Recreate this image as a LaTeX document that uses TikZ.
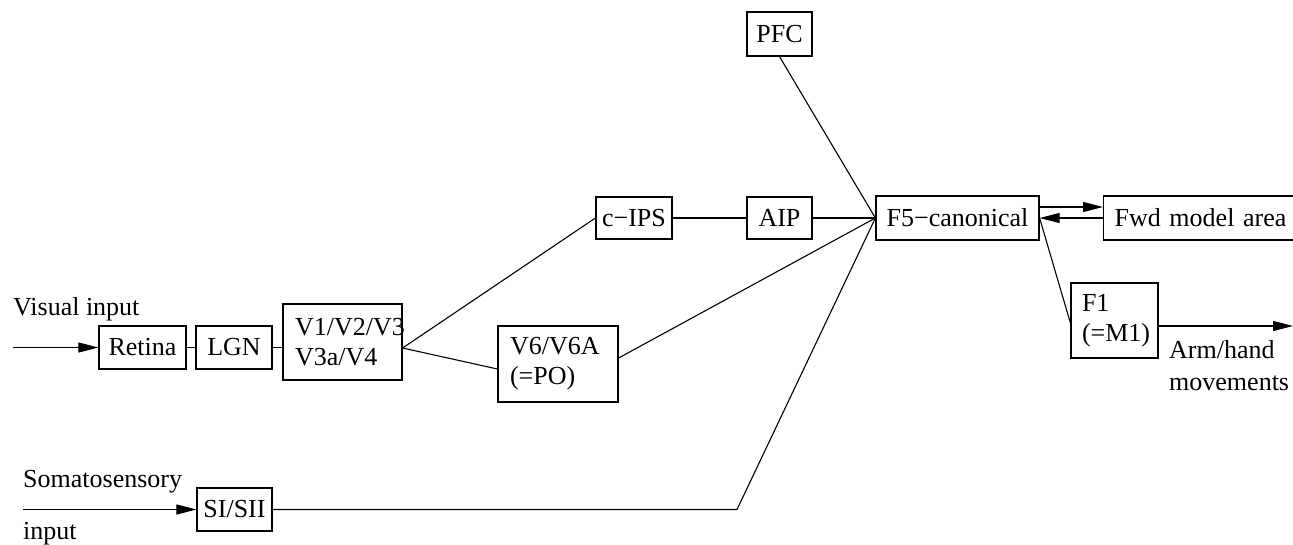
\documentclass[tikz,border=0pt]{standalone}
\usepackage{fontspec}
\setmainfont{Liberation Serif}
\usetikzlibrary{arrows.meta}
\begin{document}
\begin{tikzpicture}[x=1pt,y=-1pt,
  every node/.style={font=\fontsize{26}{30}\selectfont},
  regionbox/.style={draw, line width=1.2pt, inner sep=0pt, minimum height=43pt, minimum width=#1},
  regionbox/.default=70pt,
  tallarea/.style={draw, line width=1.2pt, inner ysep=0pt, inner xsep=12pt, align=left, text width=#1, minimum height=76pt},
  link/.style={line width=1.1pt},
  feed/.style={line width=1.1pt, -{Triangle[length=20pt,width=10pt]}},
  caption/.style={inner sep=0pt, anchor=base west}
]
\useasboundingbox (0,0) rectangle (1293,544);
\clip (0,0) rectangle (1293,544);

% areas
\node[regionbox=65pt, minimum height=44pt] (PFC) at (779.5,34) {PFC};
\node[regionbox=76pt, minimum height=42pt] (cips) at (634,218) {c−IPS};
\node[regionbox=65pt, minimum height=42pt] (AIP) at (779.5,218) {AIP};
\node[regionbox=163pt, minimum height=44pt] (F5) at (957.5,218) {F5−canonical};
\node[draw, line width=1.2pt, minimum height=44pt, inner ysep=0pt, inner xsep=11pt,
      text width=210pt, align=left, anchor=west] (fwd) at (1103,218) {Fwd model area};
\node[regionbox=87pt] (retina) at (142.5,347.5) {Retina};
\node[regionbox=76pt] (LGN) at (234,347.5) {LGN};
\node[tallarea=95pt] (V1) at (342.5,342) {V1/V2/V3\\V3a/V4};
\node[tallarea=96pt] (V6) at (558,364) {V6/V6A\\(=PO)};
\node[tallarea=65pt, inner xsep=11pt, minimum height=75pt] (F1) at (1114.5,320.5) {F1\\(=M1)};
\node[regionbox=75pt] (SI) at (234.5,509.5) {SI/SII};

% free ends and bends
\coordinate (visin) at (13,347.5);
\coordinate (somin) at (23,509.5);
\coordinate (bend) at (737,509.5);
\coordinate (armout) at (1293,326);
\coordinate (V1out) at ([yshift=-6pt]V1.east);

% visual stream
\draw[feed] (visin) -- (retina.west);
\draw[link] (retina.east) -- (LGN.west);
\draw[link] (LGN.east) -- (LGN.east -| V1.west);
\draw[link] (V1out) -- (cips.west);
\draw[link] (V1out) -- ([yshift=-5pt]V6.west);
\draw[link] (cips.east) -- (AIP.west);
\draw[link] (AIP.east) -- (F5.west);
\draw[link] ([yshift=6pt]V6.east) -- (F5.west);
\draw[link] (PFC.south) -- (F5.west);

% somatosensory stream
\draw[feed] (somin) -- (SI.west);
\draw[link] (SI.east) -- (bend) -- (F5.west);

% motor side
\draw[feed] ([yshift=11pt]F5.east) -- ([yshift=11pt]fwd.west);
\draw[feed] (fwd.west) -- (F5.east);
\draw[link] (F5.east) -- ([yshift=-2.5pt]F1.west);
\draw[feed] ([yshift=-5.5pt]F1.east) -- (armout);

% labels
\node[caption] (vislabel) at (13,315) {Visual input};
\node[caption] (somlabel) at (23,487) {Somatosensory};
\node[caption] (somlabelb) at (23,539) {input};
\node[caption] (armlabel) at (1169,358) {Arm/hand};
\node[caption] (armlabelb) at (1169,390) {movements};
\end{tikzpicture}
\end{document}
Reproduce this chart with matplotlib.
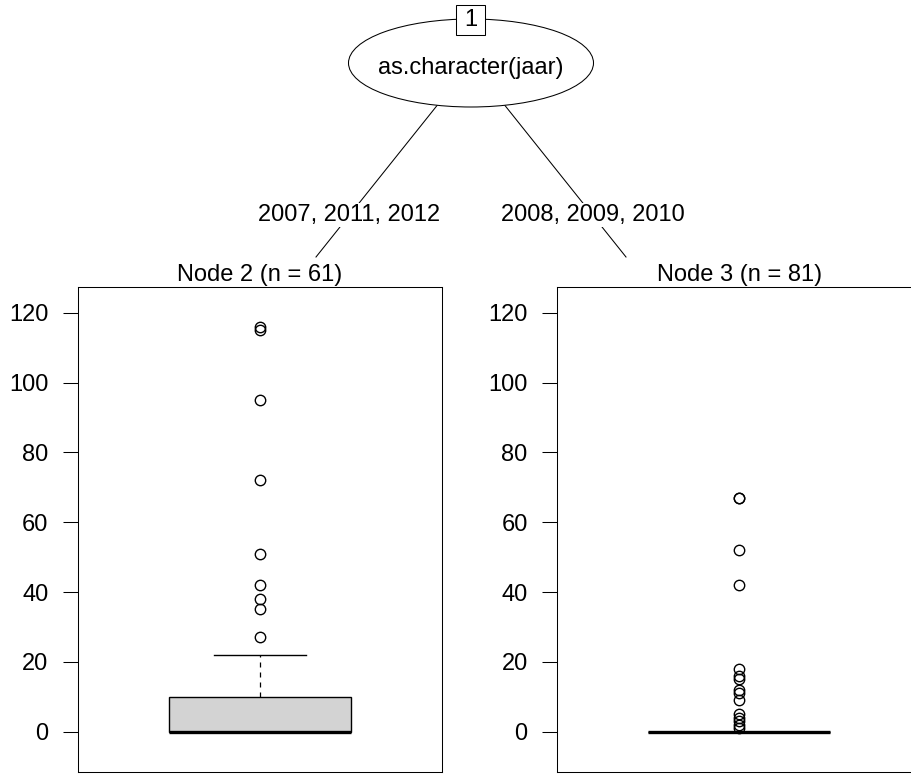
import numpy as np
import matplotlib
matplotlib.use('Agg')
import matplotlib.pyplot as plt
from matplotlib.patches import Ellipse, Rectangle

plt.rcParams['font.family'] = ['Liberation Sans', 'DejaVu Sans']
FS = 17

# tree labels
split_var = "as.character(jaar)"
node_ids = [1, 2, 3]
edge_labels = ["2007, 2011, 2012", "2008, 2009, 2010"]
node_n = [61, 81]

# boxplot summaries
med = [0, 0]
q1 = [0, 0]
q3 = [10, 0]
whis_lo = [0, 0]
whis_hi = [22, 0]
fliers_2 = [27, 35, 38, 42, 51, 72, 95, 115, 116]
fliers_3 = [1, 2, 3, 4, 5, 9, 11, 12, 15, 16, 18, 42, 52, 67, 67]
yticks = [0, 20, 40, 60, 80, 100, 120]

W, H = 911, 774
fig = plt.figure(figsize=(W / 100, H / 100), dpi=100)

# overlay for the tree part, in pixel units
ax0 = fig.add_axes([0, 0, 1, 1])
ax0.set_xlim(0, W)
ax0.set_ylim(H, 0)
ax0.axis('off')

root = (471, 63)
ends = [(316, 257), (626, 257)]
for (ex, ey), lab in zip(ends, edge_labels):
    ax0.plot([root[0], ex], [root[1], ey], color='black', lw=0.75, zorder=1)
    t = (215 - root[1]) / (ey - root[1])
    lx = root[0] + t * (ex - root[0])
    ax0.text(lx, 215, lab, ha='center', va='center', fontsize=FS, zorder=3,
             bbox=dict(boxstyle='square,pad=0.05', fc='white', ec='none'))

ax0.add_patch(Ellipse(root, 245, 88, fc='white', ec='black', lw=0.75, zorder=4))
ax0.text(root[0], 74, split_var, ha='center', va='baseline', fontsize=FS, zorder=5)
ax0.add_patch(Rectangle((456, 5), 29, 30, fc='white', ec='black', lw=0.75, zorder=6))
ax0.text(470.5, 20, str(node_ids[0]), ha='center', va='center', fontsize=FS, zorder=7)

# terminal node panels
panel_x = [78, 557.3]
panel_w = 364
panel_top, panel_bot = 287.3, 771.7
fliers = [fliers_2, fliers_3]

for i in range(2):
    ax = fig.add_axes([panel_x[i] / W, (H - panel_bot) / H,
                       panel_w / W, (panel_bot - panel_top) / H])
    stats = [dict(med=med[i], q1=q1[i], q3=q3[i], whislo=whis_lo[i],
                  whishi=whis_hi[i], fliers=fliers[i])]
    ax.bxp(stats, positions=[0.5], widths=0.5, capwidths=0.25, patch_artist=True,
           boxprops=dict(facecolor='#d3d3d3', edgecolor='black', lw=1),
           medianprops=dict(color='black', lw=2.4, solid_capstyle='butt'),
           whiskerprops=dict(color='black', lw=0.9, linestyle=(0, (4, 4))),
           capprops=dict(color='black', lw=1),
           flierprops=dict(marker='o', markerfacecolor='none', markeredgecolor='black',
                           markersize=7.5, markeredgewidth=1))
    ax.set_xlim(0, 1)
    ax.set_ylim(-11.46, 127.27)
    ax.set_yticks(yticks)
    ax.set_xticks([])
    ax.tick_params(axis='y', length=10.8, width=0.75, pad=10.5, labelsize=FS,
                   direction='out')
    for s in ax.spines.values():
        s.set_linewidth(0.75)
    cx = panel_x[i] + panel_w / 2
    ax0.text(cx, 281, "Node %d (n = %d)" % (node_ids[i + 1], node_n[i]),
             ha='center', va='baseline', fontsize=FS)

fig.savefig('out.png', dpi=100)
────────
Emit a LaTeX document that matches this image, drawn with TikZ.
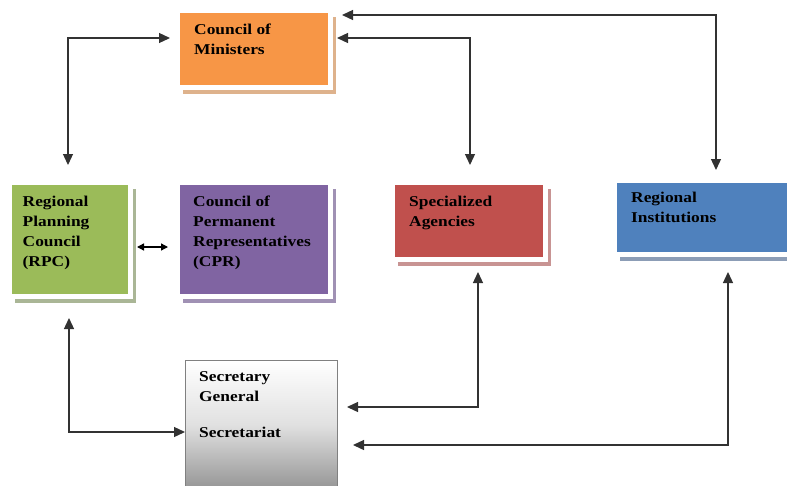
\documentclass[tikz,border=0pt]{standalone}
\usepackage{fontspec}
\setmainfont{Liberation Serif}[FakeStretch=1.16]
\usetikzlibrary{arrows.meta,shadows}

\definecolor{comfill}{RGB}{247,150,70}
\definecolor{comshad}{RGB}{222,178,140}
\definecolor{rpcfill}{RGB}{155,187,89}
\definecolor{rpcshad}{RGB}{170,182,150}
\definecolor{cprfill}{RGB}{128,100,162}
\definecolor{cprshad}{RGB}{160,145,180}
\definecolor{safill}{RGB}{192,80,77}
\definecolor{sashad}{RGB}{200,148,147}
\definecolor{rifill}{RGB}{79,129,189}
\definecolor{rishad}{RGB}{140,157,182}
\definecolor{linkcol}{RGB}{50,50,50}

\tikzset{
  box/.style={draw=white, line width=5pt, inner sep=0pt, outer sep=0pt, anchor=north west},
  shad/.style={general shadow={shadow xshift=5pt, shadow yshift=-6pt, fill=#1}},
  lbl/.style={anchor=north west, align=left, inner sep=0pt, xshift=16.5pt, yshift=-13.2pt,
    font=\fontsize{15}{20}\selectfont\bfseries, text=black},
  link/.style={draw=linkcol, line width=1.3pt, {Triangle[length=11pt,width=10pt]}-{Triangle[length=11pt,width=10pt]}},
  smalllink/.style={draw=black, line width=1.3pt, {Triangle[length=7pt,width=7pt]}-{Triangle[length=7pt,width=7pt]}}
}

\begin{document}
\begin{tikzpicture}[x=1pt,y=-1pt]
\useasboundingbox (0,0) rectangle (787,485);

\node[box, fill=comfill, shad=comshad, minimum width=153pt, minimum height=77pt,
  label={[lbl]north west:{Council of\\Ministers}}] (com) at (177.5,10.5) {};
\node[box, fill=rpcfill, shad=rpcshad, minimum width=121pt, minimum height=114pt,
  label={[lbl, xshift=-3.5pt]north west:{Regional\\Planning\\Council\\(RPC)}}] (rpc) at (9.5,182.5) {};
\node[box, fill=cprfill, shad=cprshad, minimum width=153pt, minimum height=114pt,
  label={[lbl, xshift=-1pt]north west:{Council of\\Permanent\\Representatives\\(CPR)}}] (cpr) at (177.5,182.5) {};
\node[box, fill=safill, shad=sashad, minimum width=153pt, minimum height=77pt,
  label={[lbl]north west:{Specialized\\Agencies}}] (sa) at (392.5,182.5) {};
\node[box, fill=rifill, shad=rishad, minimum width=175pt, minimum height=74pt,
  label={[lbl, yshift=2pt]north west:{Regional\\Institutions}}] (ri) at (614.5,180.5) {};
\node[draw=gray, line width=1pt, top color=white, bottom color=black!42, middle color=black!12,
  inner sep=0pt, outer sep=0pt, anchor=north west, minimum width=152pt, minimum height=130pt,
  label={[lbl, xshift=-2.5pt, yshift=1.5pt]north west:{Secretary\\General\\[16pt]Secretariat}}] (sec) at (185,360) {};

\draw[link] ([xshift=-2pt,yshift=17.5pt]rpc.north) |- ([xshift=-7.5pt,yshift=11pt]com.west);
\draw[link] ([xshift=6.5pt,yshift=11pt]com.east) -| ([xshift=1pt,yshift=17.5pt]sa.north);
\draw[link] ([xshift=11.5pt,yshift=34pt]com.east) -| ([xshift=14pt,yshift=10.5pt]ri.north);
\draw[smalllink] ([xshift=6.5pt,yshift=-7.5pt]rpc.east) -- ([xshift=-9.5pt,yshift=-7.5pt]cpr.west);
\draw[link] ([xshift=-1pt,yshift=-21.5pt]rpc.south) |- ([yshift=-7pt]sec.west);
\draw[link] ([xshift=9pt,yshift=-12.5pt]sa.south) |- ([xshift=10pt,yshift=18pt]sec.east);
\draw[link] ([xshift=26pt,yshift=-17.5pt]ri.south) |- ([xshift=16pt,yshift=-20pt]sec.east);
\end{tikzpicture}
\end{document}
────────
DO THIS
Some lines of the data above may hold the word "image"; report how many do, and nothing else.

RIGHT ANSWER
2